:: WHAT YOU ARE ASKED TO DO ::
Leave the pictures out and copy exactly the lines from the line containing "Reproduce this chart with Apache ECharts." to the line containing "70.0, 70.0, 70.0];", both lines included.
━━━ SUPPLIED DATA ━━━
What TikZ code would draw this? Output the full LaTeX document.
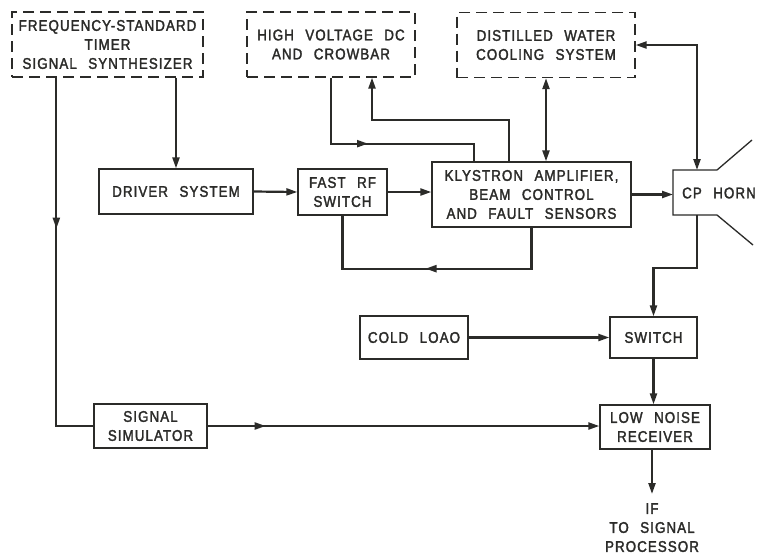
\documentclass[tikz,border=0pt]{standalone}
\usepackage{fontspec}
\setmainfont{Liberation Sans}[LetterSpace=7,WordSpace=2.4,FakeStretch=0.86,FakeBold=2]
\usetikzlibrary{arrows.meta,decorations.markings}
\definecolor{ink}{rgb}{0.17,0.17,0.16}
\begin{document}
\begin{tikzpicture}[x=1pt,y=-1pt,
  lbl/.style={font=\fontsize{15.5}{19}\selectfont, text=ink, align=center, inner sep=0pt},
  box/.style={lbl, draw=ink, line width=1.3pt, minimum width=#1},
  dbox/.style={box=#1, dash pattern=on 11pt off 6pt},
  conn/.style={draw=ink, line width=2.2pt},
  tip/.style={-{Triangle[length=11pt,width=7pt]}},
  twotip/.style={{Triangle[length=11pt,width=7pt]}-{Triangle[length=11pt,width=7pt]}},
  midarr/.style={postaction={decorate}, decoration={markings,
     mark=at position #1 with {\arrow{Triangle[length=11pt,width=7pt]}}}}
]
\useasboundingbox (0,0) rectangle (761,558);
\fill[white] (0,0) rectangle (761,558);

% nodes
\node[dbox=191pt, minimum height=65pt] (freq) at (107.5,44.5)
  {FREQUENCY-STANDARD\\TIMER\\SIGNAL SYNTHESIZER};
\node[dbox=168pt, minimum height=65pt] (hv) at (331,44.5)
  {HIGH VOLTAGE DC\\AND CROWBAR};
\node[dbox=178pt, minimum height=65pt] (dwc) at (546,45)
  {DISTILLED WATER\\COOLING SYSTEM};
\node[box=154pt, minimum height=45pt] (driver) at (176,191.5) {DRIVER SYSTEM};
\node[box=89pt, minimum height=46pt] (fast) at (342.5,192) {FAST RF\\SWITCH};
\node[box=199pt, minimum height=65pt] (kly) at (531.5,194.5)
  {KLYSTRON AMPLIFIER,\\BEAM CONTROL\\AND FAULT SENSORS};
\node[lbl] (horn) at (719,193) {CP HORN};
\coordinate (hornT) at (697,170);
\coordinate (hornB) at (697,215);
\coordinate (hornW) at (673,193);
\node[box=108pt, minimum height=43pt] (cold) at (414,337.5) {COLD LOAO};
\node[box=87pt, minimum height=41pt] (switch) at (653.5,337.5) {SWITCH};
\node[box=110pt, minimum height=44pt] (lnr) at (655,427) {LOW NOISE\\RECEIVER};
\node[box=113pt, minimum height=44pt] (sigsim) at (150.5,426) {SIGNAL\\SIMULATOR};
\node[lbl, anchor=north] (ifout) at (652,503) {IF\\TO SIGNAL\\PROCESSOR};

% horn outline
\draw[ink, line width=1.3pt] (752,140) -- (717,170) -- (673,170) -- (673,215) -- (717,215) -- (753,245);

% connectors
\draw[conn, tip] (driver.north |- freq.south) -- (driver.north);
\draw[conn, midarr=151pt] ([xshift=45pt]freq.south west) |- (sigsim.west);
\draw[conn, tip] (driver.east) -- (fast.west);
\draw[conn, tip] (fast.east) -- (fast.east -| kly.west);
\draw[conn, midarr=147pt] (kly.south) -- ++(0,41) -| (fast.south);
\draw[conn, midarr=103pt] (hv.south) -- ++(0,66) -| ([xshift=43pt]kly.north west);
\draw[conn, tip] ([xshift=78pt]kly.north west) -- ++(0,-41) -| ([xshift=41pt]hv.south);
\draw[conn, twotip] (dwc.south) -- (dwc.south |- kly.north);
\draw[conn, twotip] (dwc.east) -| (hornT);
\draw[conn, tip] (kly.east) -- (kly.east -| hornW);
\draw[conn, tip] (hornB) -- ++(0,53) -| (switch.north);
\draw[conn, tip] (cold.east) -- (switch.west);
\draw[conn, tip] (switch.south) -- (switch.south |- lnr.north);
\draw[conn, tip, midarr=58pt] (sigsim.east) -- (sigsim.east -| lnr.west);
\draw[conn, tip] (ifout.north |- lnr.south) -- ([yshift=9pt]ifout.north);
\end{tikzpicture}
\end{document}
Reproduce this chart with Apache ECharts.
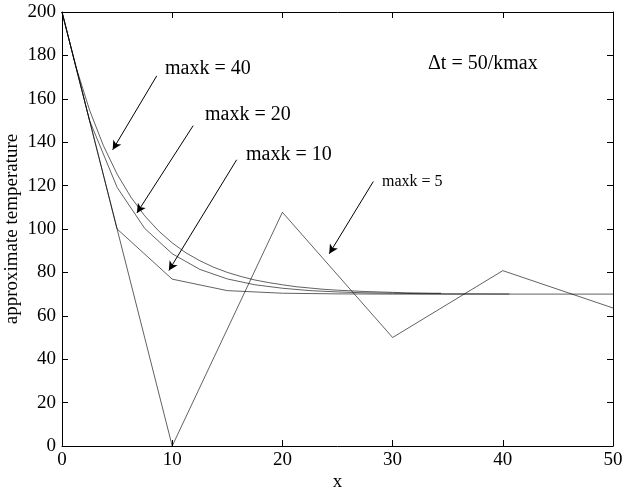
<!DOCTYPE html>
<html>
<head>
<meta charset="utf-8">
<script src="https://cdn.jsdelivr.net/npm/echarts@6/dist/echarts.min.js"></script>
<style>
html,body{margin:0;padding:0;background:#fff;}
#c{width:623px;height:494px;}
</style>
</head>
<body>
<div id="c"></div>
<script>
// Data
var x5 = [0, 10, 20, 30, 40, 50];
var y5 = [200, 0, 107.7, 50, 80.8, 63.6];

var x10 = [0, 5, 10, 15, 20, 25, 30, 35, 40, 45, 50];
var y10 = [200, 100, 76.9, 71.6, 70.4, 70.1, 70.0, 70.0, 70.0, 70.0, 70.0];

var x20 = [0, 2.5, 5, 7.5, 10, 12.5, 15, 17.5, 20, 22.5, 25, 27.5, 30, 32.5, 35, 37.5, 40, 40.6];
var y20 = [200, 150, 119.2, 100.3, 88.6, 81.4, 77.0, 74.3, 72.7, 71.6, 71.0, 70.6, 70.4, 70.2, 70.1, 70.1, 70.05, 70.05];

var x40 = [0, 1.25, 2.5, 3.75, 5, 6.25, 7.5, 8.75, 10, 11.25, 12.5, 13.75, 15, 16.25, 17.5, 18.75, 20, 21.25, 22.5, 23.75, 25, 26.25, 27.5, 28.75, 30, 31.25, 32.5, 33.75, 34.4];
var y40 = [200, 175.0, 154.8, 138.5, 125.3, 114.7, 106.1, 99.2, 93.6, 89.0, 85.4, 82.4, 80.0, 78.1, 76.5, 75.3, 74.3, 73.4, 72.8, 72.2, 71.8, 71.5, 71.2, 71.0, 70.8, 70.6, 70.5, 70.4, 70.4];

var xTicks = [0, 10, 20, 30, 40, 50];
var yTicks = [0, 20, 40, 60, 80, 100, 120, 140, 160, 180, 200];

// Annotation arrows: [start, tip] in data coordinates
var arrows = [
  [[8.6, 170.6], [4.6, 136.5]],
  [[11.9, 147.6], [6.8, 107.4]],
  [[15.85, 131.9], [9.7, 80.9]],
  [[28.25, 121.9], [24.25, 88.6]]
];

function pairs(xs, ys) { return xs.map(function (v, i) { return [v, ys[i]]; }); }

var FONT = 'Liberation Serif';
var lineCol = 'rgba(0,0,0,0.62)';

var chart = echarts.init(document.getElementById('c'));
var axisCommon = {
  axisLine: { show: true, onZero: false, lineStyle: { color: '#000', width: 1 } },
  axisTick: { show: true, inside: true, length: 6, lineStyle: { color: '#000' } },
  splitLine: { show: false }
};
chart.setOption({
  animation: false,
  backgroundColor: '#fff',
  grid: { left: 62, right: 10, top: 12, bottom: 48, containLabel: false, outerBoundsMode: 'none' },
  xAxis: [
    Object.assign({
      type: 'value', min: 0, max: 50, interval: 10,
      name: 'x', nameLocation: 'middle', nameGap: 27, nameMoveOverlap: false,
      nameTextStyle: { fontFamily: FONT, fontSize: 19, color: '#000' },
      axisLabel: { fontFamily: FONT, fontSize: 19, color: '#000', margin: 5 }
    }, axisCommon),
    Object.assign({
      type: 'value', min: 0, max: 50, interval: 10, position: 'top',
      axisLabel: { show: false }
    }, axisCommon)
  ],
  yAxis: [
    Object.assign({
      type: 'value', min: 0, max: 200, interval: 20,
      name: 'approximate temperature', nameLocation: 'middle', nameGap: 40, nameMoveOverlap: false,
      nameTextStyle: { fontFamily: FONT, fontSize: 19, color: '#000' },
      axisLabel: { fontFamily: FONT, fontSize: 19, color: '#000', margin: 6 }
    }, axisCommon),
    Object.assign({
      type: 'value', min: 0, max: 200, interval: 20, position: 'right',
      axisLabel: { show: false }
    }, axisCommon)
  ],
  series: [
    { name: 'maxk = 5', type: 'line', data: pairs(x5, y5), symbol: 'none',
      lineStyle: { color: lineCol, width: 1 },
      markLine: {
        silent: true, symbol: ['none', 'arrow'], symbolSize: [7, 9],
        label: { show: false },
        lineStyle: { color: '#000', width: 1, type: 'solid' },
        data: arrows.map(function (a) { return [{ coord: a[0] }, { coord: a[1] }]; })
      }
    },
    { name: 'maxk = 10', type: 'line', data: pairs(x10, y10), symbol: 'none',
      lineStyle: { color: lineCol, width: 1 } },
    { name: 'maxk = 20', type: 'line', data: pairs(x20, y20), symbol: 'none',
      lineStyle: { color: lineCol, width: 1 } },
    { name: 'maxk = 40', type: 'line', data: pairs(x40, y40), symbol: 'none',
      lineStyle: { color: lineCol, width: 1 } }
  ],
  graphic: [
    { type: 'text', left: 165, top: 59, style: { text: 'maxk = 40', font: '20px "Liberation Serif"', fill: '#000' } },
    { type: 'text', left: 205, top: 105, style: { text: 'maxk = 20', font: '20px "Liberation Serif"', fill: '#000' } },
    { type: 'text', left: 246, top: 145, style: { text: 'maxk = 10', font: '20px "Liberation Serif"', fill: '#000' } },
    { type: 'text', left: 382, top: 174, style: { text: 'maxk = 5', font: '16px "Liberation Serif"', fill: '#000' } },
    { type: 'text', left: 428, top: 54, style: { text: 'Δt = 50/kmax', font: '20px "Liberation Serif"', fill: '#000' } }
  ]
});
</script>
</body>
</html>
━━━
:: PROBLEM SOLUTION ::
Reproduce this chart with Apache ECharts.
<!DOCTYPE html>
<html>
<head>
<meta charset="utf-8">
<script src="https://cdn.jsdelivr.net/npm/echarts@6/dist/echarts.min.js"></script>
<style>
html,body{margin:0;padding:0;background:#fff;}
#c{width:623px;height:494px;}
</style>
</head>
<body>
<div id="c"></div>
<script>
// Data
var x5 = [0, 10, 20, 30, 40, 50];
var y5 = [200, 0, 107.7, 50, 80.8, 63.6];

var x10 = [0, 5, 10, 15, 20, 25, 30, 35, 40, 45, 50];
var y10 = [200, 100, 76.9, 71.6, 70.4, 70.1, 70.0, 70.0, 70.0, 70.0, 70.0];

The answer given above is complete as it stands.